--- START OF Material provided ---
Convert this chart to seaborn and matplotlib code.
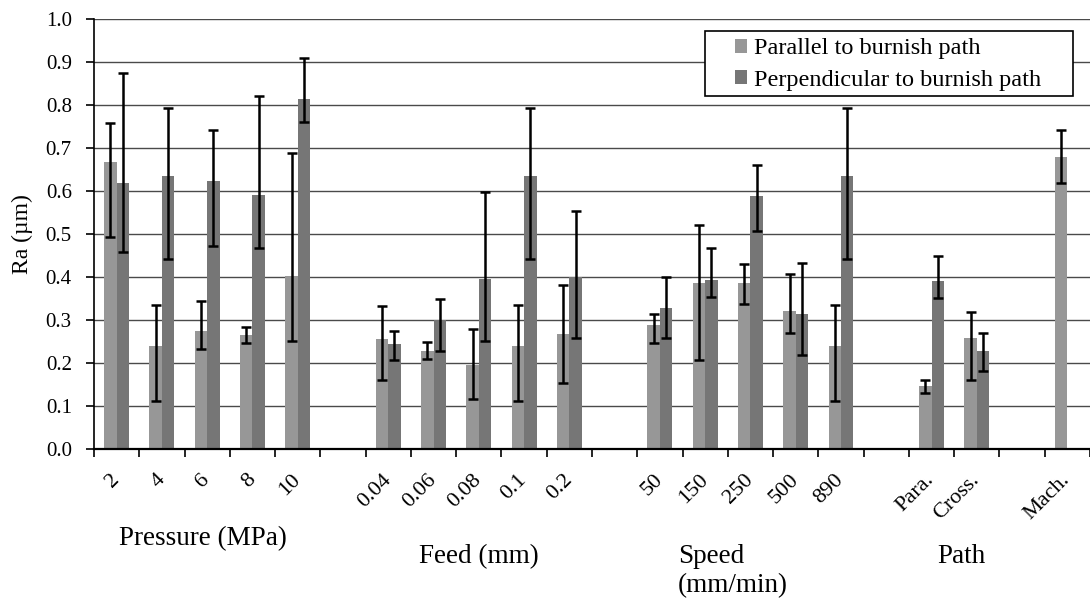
import numpy as np
import pandas as pd
import seaborn as sns
import matplotlib
matplotlib.use("Agg")
import matplotlib.pyplot as plt
from matplotlib.patches import Rectangle
from matplotlib.ticker import FormatStrFormatter

# ---------------- data ----------------
slot_keys = ["2", "4", "6", "8", "10", "_g1",
             "0.04", "0.06", "0.08", "0.1", "0.2", "_g2",
             "50", "150", "250", "500", "890", "_g3",
             "Para.", "Cross.", "_g4", "Mach."]
data_keys = [k for k in slot_keys if not k.startswith("_g")]

series_names = ["Parallel to burnish path", "Perpendicular to burnish path"]

par_vals = [0.668, 0.240, 0.274, 0.264, 0.403,
            0.256, 0.229, 0.196, 0.240, 0.267,
            0.288, 0.387, 0.386, 0.320, 0.240,
            0.146, 0.257, 0.679]
par_lo = [0.494, 0.111, 0.233, 0.247, 0.252,
          0.161, 0.210, 0.117, 0.111, 0.153,
          0.247, 0.206, 0.337, 0.269, 0.111,
          0.131, 0.161, 0.619]
par_hi = [0.758, 0.335, 0.345, 0.284, 0.688,
          0.333, 0.248, 0.279, 0.335, 0.381,
          0.314, 0.521, 0.430, 0.406, 0.335,
          0.161, 0.318, 0.742]

perp_vals = [0.619, 0.636, 0.623, 0.590, 0.814,
             0.244, 0.301, 0.395, 0.634, 0.399,
             0.329, 0.393, 0.588, 0.314, 0.634,
             0.391, 0.227, np.nan]
perp_lo = [0.459, 0.441, 0.471, 0.468, 0.760,
           0.206, 0.229, 0.252, 0.441, 0.257,
           0.257, 0.354, 0.508, 0.219, 0.441,
           0.351, 0.182, np.nan]
perp_hi = [0.874, 0.794, 0.743, 0.820, 0.909,
           0.274, 0.349, 0.598, 0.793, 0.553,
           0.400, 0.468, 0.660, 0.432, 0.793,
           0.448, 0.270, np.nan]

group_labels = ["Pressure (MPa)", "Feed (mm)", "Speed", "(mm/min)", "Path"]

# ---------------- build frame ----------------
rows = []
for name, vals, lo, hi in [(series_names[0], par_vals, par_lo, par_hi),
                           (series_names[1], perp_vals, perp_lo, perp_hi)]:
    for k, v, l, h in zip(data_keys, vals, lo, hi):
        if np.isfinite(v):
            rows.append({"setting": k, "Ra": v, "direction": name, "lo": l, "hi": h})
df = pd.DataFrame(rows)

# ---------------- plot ----------------
sns.set_theme(style="white")
plt.rcParams["font.family"] = ["Liberation Serif", "DejaVu Serif"]

fig = plt.figure(figsize=(10.9, 6.03), dpi=100)
ax = fig.add_axes([94 / 1090, (603 - 449) / 603, 996 / 1090, 430 / 603])

colors = ["#979797", "#767676"]
sns.barplot(data=df, x="setting", y="Ra", hue="direction",
            order=slot_keys, hue_order=series_names, palette=colors,
            width=0.55, gap=0, errorbar=None, saturation=1,
            linewidth=0, edgecolor="none", ax=ax, zorder=2)

# error bars from the data, placed on the drawn bars
for name, cont in zip(series_names, ax.containers):
    sub = df[df["direction"] == name].set_index("setting")
    for patch in cont:
        h = patch.get_height()
        if not np.isfinite(h):
            continue
        xc = patch.get_x() + patch.get_width() / 2
        key = slot_keys[int(round(xc))]
        if key not in sub.index:
            continue
        r = sub.loc[key]
        ax.errorbar(xc, r["Ra"], yerr=[[r["Ra"] - r["lo"]], [r["hi"] - r["Ra"]]],
                    fmt="none", ecolor="black", elinewidth=1.8, capsize=3.8,
                    capthick=1.8, zorder=4)

# axes styling
ax.set_ylim(0, 1.0)
ax.set_xlim(-0.5, -0.5 + 996 / 45.65)
ax.set_yticks(np.arange(0, 1.01, 0.1))
ax.yaxis.set_major_formatter(FormatStrFormatter("%.1f"))
ax.set_axisbelow(True)
ax.yaxis.grid(True, color="#4a4a4a", linewidth=1.0)
ax.xaxis.grid(False)

for s in ["top", "right"]:
    ax.spines[s].set_visible(False)
ax.spines["left"].set_color("black")
ax.spines["left"].set_linewidth(1.2)
ax.spines["bottom"].set_color("black")
ax.spines["bottom"].set_linewidth(1.6)

ax.set_xticks(range(len(slot_keys)))
ax.set_xticklabels(["" if k.startswith("_g") else k for k in slot_keys])
ax.set_xticks(np.arange(-0.5, len(slot_keys), 1), minor=True)
ax.tick_params(axis="x", which="major", length=0, pad=20, labelsize=16,
               bottom=True, colors="black")
ax.tick_params(axis="x", which="minor", length=6, width=1.2, bottom=True,
               direction="out", color="black")
ax.tick_params(axis="y", which="major", length=6, width=1.2, left=True,
               direction="out", pad=10, labelsize=15, color="black", labelcolor="black")
for lab in ax.get_xticklabels():
    lab.set_rotation(45)
    lab.set_ha("right")
    lab.set_va("center")
    lab.set_rotation_mode("anchor")

ax.set_xlabel("")
ax.set_ylabel("Ra (µm)", fontsize=17, color="black")
ax.yaxis.set_label_coords((33 - 94) / 996, 0.5)

# group labels
tr = ax.get_xaxis_transform()
ax.text(1.9, (449 - 545) / 430, group_labels[0], transform=tr, ha="center",
        va="baseline", fontsize=19.5, color="black")
ax.text(8.0, (449 - 563) / 430, group_labels[1], transform=tr, ha="center",
        va="baseline", fontsize=19.5, color="black")
ax.text(12.4, (449 - 563) / 430, group_labels[2], transform=tr, ha="left",
        va="baseline", fontsize=19.5, color="black")
ax.text(12.4, (449 - 592) / 430, group_labels[3], transform=tr, ha="left",
        va="baseline", fontsize=19.5, color="black")
ax.text(18.67, (449 - 563) / 430, group_labels[4], transform=tr, ha="center",
        va="baseline", fontsize=19.5, color="black")

# legend
handles = ax.get_legend().legend_handles
ax.get_legend().remove()
ax.add_patch(Rectangle((0.6135, 0.8216), 0.3695, 0.1504, transform=ax.transAxes,
                       facecolor="white", edgecolor="black", linewidth=1.2, zorder=5))
leg = ax.legend(handles, series_names, loc="upper left",
                bbox_to_anchor=((735 - 94) / 996, 0.955), frameon=False,
                fontsize=17.5, handlelength=0.5, handleheight=0.5,
                handletextpad=0.3, labelspacing=0.42, borderpad=0,
                borderaxespad=0)
leg.set_zorder(6)
for t in leg.get_texts():
    t.set_color("black")

fig.savefig("out.png", dpi=100)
--- END OF Material provided ---
Leave out the pictures. Transcribe only the lines above, from the first through the one that contains "0.161, 0.318, 0.742]".

** Task response **
Convert this chart to seaborn and matplotlib code.
import numpy as np
import pandas as pd
import seaborn as sns
import matplotlib
matplotlib.use("Agg")
import matplotlib.pyplot as plt
from matplotlib.patches import Rectangle
from matplotlib.ticker import FormatStrFormatter

# ---------------- data ----------------
slot_keys = ["2", "4", "6", "8", "10", "_g1",
             "0.04", "0.06", "0.08", "0.1", "0.2", "_g2",
             "50", "150", "250", "500", "890", "_g3",
             "Para.", "Cross.", "_g4", "Mach."]
data_keys = [k for k in slot_keys if not k.startswith("_g")]

series_names = ["Parallel to burnish path", "Perpendicular to burnish path"]

par_vals = [0.668, 0.240, 0.274, 0.264, 0.403,
            0.256, 0.229, 0.196, 0.240, 0.267,
            0.288, 0.387, 0.386, 0.320, 0.240,
            0.146, 0.257, 0.679]
par_lo = [0.494, 0.111, 0.233, 0.247, 0.252,
          0.161, 0.210, 0.117, 0.111, 0.153,
          0.247, 0.206, 0.337, 0.269, 0.111,
          0.131, 0.161, 0.619]
par_hi = [0.758, 0.335, 0.345, 0.284, 0.688,
          0.333, 0.248, 0.279, 0.335, 0.381,
          0.314, 0.521, 0.430, 0.406, 0.335,
          0.161, 0.318, 0.742]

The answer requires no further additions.